#### [Directions]
Copy everything in the listing below word for word, apart from any images.
·····
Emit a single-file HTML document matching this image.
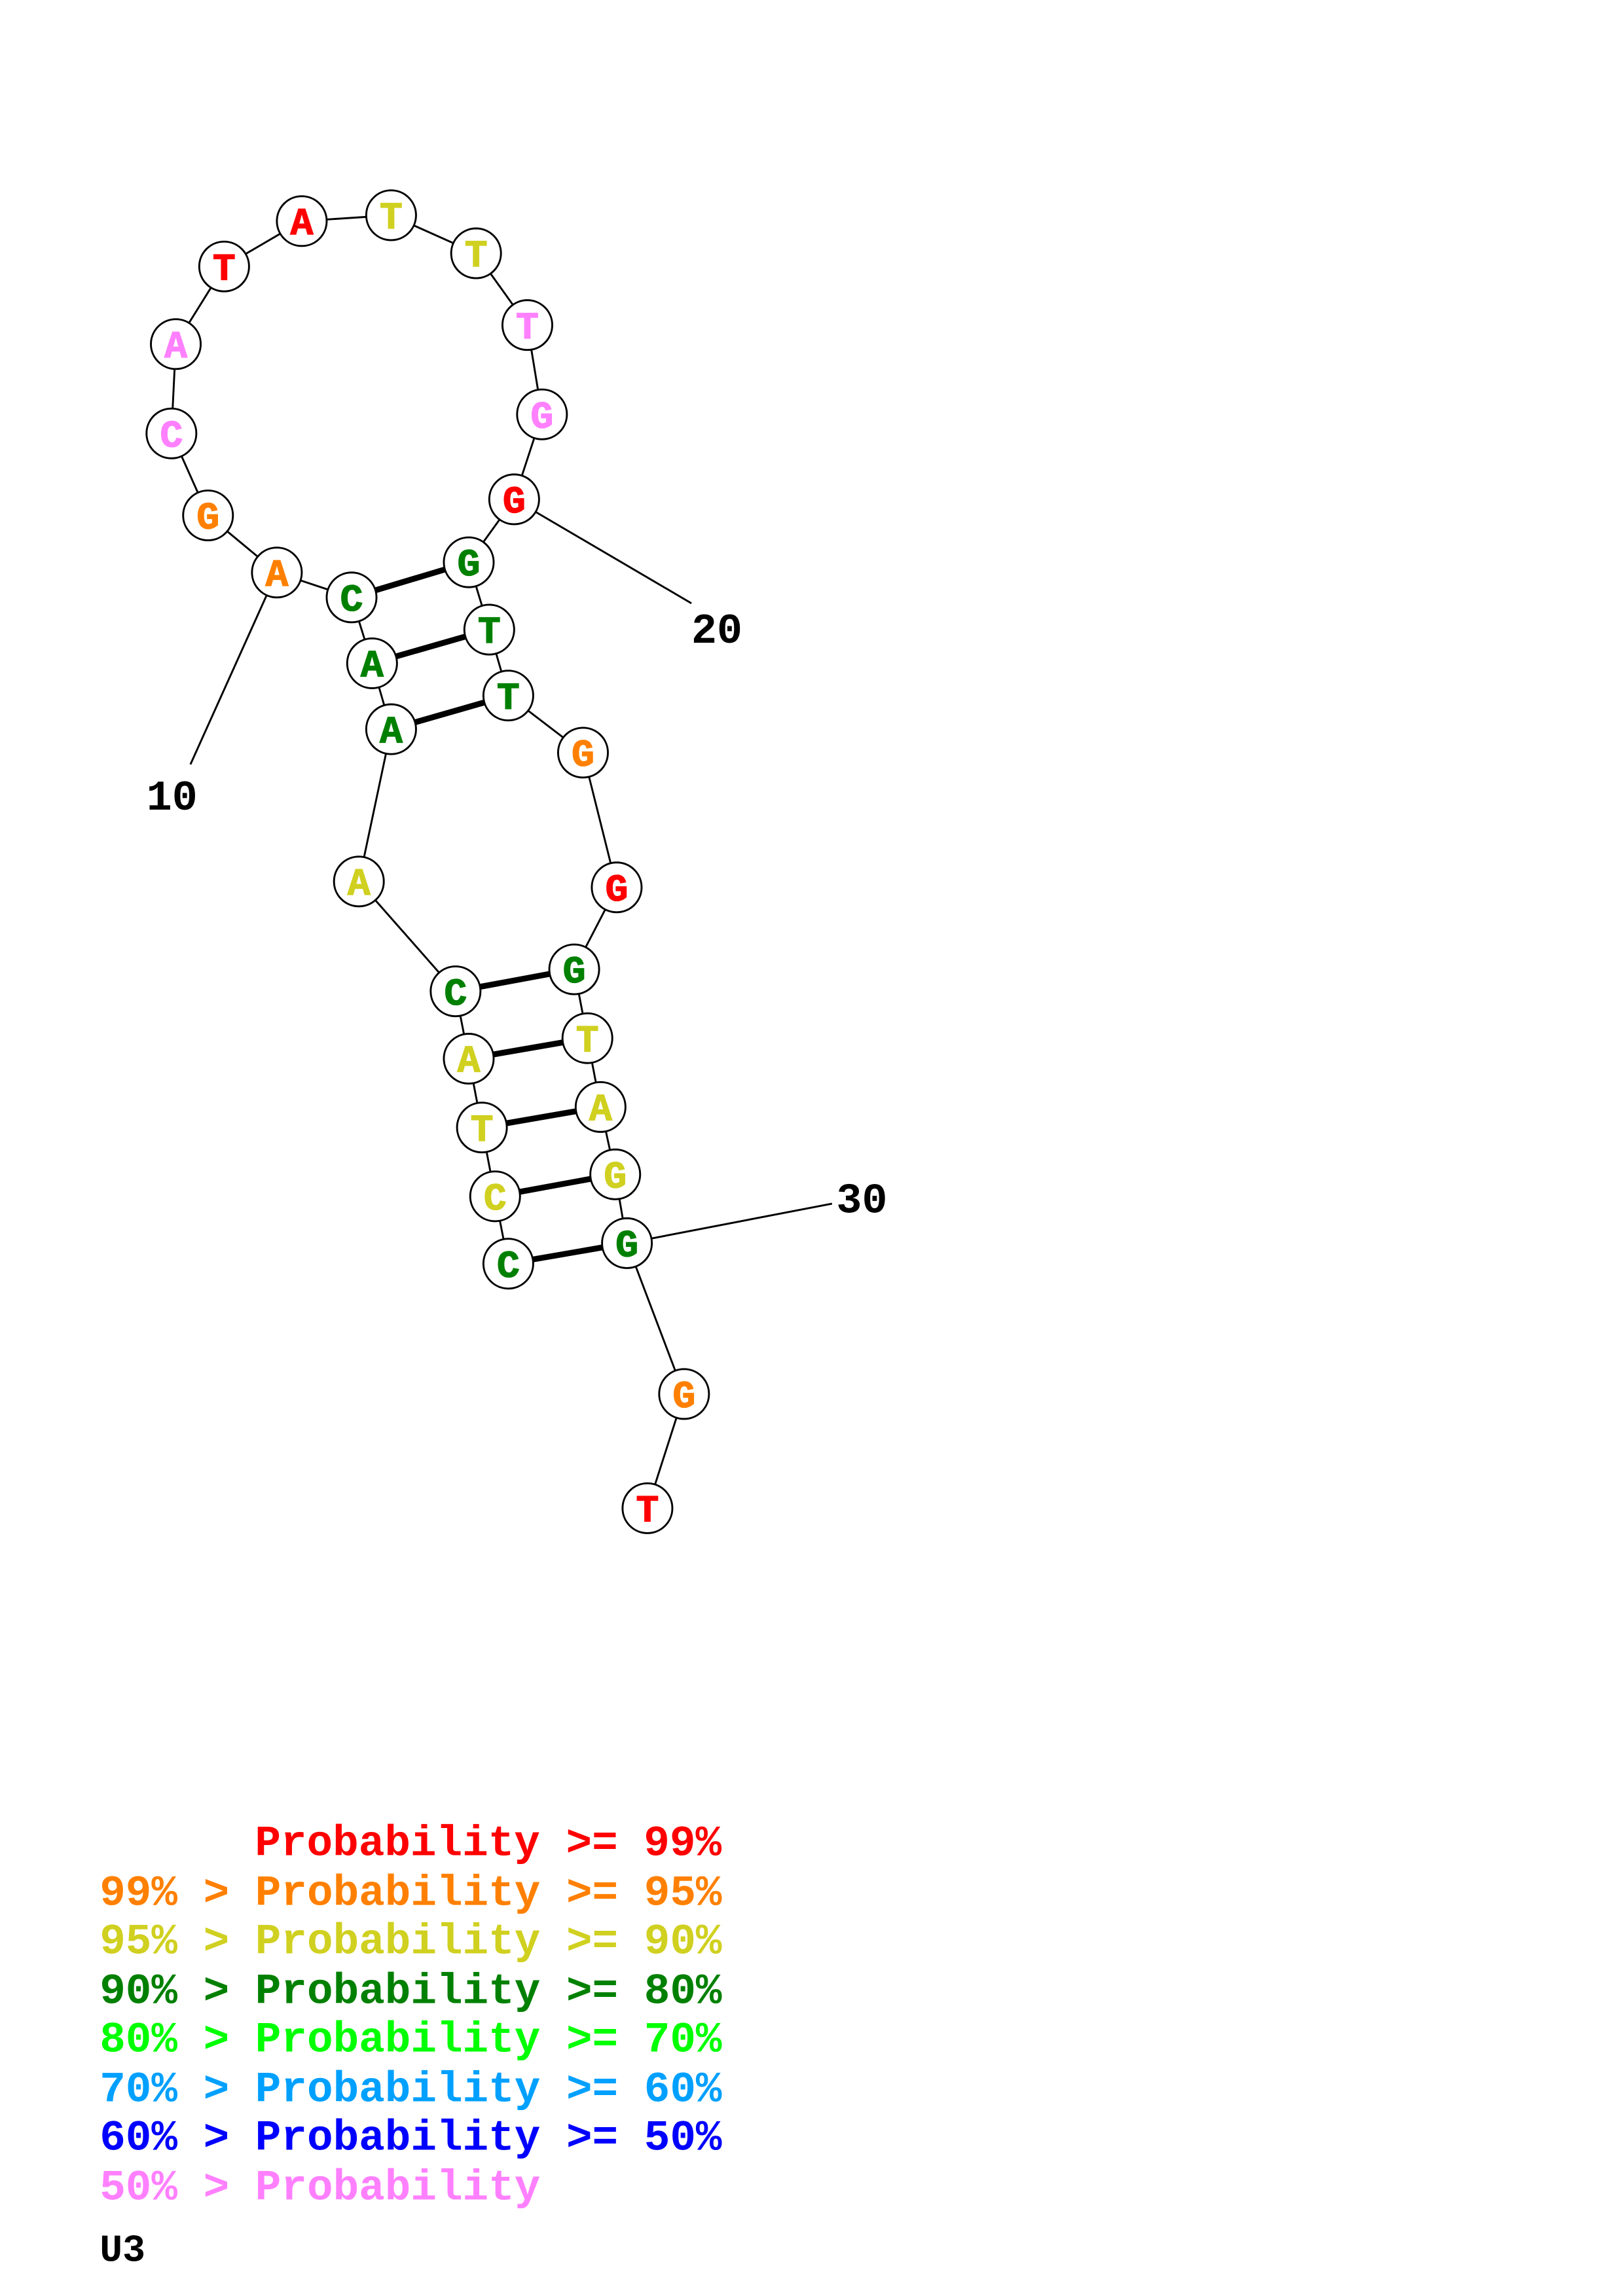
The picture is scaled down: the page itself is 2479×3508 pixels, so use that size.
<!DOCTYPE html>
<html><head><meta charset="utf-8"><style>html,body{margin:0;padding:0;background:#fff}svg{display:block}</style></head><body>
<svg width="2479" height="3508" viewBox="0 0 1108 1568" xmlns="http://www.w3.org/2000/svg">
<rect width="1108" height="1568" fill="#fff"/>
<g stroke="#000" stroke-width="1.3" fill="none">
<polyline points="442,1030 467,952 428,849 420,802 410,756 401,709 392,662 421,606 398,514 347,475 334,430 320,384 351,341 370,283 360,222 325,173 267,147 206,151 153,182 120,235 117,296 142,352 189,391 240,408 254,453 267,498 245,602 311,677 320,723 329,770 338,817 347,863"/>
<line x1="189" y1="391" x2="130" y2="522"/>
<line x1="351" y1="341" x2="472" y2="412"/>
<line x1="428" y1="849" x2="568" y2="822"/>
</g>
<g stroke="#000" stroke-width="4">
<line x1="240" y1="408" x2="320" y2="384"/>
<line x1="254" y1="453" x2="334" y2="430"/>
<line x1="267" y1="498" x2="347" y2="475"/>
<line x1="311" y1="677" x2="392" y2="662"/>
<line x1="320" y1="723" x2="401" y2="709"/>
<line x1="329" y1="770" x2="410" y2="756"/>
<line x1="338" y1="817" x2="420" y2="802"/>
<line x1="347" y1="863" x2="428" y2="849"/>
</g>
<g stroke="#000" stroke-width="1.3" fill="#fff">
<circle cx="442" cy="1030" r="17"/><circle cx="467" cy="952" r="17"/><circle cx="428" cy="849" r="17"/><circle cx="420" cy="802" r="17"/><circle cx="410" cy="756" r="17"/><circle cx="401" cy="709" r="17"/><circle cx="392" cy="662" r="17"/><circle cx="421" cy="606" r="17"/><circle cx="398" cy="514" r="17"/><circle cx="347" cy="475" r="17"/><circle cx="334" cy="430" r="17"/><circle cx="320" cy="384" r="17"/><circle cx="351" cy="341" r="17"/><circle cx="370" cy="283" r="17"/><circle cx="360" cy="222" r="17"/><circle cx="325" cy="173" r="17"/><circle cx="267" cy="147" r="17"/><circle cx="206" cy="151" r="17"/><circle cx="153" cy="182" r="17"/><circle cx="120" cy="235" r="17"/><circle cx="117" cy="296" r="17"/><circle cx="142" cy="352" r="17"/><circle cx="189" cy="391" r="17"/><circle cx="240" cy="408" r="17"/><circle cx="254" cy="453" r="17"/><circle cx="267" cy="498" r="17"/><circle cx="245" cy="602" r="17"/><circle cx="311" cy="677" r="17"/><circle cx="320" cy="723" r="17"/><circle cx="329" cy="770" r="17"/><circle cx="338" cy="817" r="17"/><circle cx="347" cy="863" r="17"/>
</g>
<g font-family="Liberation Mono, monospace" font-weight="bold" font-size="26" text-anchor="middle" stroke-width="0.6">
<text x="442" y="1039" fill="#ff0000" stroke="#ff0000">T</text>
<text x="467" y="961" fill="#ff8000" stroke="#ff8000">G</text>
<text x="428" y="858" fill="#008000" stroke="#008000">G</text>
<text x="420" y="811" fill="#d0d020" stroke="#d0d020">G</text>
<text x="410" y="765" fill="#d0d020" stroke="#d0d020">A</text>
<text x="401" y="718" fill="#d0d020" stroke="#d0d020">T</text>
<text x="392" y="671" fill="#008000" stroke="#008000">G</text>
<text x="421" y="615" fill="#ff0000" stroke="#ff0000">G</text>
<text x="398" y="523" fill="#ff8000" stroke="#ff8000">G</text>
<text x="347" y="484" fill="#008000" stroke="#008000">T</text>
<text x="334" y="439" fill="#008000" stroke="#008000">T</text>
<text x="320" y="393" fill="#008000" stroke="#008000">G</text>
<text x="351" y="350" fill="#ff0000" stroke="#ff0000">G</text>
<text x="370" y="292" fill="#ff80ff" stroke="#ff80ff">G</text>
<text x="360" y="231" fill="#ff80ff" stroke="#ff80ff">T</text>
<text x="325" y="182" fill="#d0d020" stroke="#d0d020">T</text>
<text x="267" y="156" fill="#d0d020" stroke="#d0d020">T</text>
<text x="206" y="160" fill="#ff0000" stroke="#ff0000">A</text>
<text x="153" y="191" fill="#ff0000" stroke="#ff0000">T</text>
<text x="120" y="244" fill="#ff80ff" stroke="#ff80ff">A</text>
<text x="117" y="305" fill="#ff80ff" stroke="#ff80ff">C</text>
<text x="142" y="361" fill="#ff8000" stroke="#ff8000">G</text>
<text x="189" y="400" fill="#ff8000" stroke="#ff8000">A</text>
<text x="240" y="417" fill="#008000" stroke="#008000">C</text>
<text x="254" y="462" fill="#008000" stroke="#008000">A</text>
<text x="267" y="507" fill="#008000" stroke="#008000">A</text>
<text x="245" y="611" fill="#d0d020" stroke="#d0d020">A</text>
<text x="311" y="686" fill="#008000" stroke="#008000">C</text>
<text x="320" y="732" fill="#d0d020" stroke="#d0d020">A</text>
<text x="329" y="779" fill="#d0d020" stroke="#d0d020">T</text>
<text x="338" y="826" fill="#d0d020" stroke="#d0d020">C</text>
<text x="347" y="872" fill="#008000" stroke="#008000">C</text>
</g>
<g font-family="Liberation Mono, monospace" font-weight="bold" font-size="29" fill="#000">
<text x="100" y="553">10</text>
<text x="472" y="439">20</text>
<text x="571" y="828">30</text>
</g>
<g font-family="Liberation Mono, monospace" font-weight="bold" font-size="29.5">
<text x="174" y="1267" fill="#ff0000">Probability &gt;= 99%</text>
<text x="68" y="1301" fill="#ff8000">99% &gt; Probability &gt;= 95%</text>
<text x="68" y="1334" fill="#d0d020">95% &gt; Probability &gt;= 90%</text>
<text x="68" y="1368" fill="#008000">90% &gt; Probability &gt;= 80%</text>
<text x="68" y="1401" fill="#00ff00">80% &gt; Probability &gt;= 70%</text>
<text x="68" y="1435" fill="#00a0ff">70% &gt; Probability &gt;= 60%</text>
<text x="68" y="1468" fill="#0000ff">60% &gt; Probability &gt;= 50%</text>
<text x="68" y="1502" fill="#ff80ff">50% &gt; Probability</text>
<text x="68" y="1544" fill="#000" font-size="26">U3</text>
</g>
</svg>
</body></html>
·····
#### [Response to this task]
Emit a single-file HTML document matching this image.
The picture is scaled down: the page itself is 2479×3508 pixels, so use that size.
<!DOCTYPE html>
<html><head><meta charset="utf-8"><style>html,body{margin:0;padding:0;background:#fff}svg{display:block}</style></head><body>
<svg width="2479" height="3508" viewBox="0 0 1108 1568" xmlns="http://www.w3.org/2000/svg">
<rect width="1108" height="1568" fill="#fff"/>
<g stroke="#000" stroke-width="1.3" fill="none">
<polyline points="442,1030 467,952 428,849 420,802 410,756 401,709 392,662 421,606 398,514 347,475 334,430 320,384 351,341 370,283 360,222 325,173 267,147 206,151 153,182 120,235 117,296 142,352 189,391 240,408 254,453 267,498 245,602 311,677 320,723 329,770 338,817 347,863"/>
<line x1="189" y1="391" x2="130" y2="522"/>
<line x1="351" y1="341" x2="472" y2="412"/>
<line x1="428" y1="849" x2="568" y2="822"/>
</g>
<g stroke="#000" stroke-width="4">
<line x1="240" y1="408" x2="320" y2="384"/>
<line x1="254" y1="453" x2="334" y2="430"/>
<line x1="267" y1="498" x2="347" y2="475"/>
<line x1="311" y1="677" x2="392" y2="662"/>
<line x1="320" y1="723" x2="401" y2="709"/>
<line x1="329" y1="770" x2="410" y2="756"/>
<line x1="338" y1="817" x2="420" y2="802"/>
<line x1="347" y1="863" x2="428" y2="849"/>
</g>
<g stroke="#000" stroke-width="1.3" fill="#fff">
<circle cx="442" cy="1030" r="17"/><circle cx="467" cy="952" r="17"/><circle cx="428" cy="849" r="17"/><circle cx="420" cy="802" r="17"/><circle cx="410" cy="756" r="17"/><circle cx="401" cy="709" r="17"/><circle cx="392" cy="662" r="17"/><circle cx="421" cy="606" r="17"/><circle cx="398" cy="514" r="17"/><circle cx="347" cy="475" r="17"/><circle cx="334" cy="430" r="17"/><circle cx="320" cy="384" r="17"/><circle cx="351" cy="341" r="17"/><circle cx="370" cy="283" r="17"/><circle cx="360" cy="222" r="17"/><circle cx="325" cy="173" r="17"/><circle cx="267" cy="147" r="17"/><circle cx="206" cy="151" r="17"/><circle cx="153" cy="182" r="17"/><circle cx="120" cy="235" r="17"/><circle cx="117" cy="296" r="17"/><circle cx="142" cy="352" r="17"/><circle cx="189" cy="391" r="17"/><circle cx="240" cy="408" r="17"/><circle cx="254" cy="453" r="17"/><circle cx="267" cy="498" r="17"/><circle cx="245" cy="602" r="17"/><circle cx="311" cy="677" r="17"/><circle cx="320" cy="723" r="17"/><circle cx="329" cy="770" r="17"/><circle cx="338" cy="817" r="17"/><circle cx="347" cy="863" r="17"/>
</g>
<g font-family="Liberation Mono, monospace" font-weight="bold" font-size="26" text-anchor="middle" stroke-width="0.6">
<text x="442" y="1039" fill="#ff0000" stroke="#ff0000">T</text>
<text x="467" y="961" fill="#ff8000" stroke="#ff8000">G</text>
<text x="428" y="858" fill="#008000" stroke="#008000">G</text>
<text x="420" y="811" fill="#d0d020" stroke="#d0d020">G</text>
<text x="410" y="765" fill="#d0d020" stroke="#d0d020">A</text>
<text x="401" y="718" fill="#d0d020" stroke="#d0d020">T</text>
<text x="392" y="671" fill="#008000" stroke="#008000">G</text>
<text x="421" y="615" fill="#ff0000" stroke="#ff0000">G</text>
<text x="398" y="523" fill="#ff8000" stroke="#ff8000">G</text>
<text x="347" y="484" fill="#008000" stroke="#008000">T</text>
<text x="334" y="439" fill="#008000" stroke="#008000">T</text>
<text x="320" y="393" fill="#008000" stroke="#008000">G</text>
<text x="351" y="350" fill="#ff0000" stroke="#ff0000">G</text>
<text x="370" y="292" fill="#ff80ff" stroke="#ff80ff">G</text>
<text x="360" y="231" fill="#ff80ff" stroke="#ff80ff">T</text>
<text x="325" y="182" fill="#d0d020" stroke="#d0d020">T</text>
<text x="267" y="156" fill="#d0d020" stroke="#d0d020">T</text>
<text x="206" y="160" fill="#ff0000" stroke="#ff0000">A</text>
<text x="153" y="191" fill="#ff0000" stroke="#ff0000">T</text>
<text x="120" y="244" fill="#ff80ff" stroke="#ff80ff">A</text>
<text x="117" y="305" fill="#ff80ff" stroke="#ff80ff">C</text>
<text x="142" y="361" fill="#ff8000" stroke="#ff8000">G</text>
<text x="189" y="400" fill="#ff8000" stroke="#ff8000">A</text>
<text x="240" y="417" fill="#008000" stroke="#008000">C</text>
<text x="254" y="462" fill="#008000" stroke="#008000">A</text>
<text x="267" y="507" fill="#008000" stroke="#008000">A</text>
<text x="245" y="611" fill="#d0d020" stroke="#d0d020">A</text>
<text x="311" y="686" fill="#008000" stroke="#008000">C</text>
<text x="320" y="732" fill="#d0d020" stroke="#d0d020">A</text>
<text x="329" y="779" fill="#d0d020" stroke="#d0d020">T</text>
<text x="338" y="826" fill="#d0d020" stroke="#d0d020">C</text>
<text x="347" y="872" fill="#008000" stroke="#008000">C</text>
</g>
<g font-family="Liberation Mono, monospace" font-weight="bold" font-size="29" fill="#000">
<text x="100" y="553">10</text>
<text x="472" y="439">20</text>
<text x="571" y="828">30</text>
</g>
<g font-family="Liberation Mono, monospace" font-weight="bold" font-size="29.5">
<text x="174" y="1267" fill="#ff0000">Probability &gt;= 99%</text>
<text x="68" y="1301" fill="#ff8000">99% &gt; Probability &gt;= 95%</text>
<text x="68" y="1334" fill="#d0d020">95% &gt; Probability &gt;= 90%</text>
<text x="68" y="1368" fill="#008000">90% &gt; Probability &gt;= 80%</text>
<text x="68" y="1401" fill="#00ff00">80% &gt; Probability &gt;= 70%</text>
<text x="68" y="1435" fill="#00a0ff">70% &gt; Probability &gt;= 60%</text>
<text x="68" y="1468" fill="#0000ff">60% &gt; Probability &gt;= 50%</text>
<text x="68" y="1502" fill="#ff80ff">50% &gt; Probability</text>
<text x="68" y="1544" fill="#000" font-size="26">U3</text>
</g>
</svg>
</body></html>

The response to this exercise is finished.